The public network access is not enabled on real server

If public network access is not enabled when you purchase CVM, forwarding may fail when a public network CLB is mounted to the CVM instance.

The bandwidth of a real server is insufficient

If the real server has a low bandwidth, it cannot return packets to the CLB when the threshold is exceeded. CLB will return a 504 or 502 error to the client.

The client ports are insufficient

If the number of clients is too small or the range of client ports is too narrow, client ports become insufficient and connections will fail to be established. In addition, if the keep_alive value is greater than 0 when a persistent connection is established, the connection will permanently use the port, which reduces the number of available client ports.

Applications relied on by real servers have performance issues

After a request reaches a real server through CLB, the load on the real server is normal. However, because applications on real servers also rely on other applications such as database, performance issues in the database may also affect the stress testing performance.

A real server is unhealthy

The health status of real servers may be ignored in stress testing. If the real server has a health check failure or unstable health check status (sometimes good and sometimes bad with rapid changes), stress testing may have poor performance.
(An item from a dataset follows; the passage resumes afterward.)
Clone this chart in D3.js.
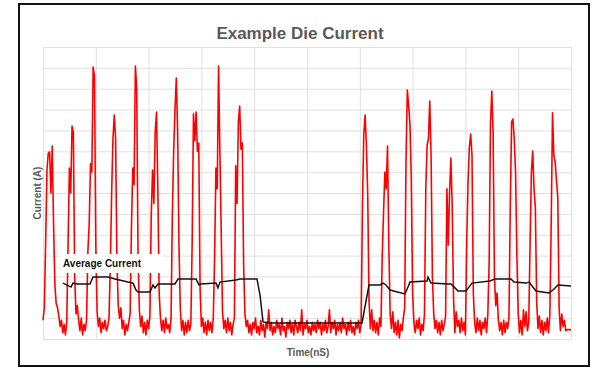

Session persistence enabled for CLB results in uneven traffic distribution among real servers

After session persistence is enabled for CLB, requests may be distributed to fixed real servers. The traffic distribution becomes uneven, affecting the performance of stress testing. We recommend you disable session persistence during stress testing.

Suggestions for stress testing

Note:
The following configurations are only used for CLB stress testing. You do not need to have them in your production environment.
We recommend you use non-persistent connection when stress testing the forwarding capability of CLB. Except for verification on session persistence features, stress testing is generally designed to verify the forwarding capability of CLB. Therefore, non-persistent connection can be used to test the processing capability of CLB and real servers.
We recommend you use persistent connection to stress testing the throughput of CLB, such as the upper limit of bandwidth and persistent connection services. We recommend you adjust the timeout period of the stress testing tool to a small value. Otherwise, the average response time will increase when the timeout period increases, causing you to be unable to quickly judge whether the stress level is reached.
We recommend you use a static website provided by the real server for stress testing to avoid loss caused by application logic, such as I/O and DB.
Disable session persistence for listeners. Otherwise, the stress will be concentrated on certain real servers. If the pressure performance is not satisfactory, you can determine whether the traffic is evenly distributed by checking the monitoring data of real servers under CLB.
Disable health check for listeners to reduce access requests to real servers generated during health check.
Use multiple clients (> 5) for stress testing. Dispersed source IPs can better simulate actual online conditions.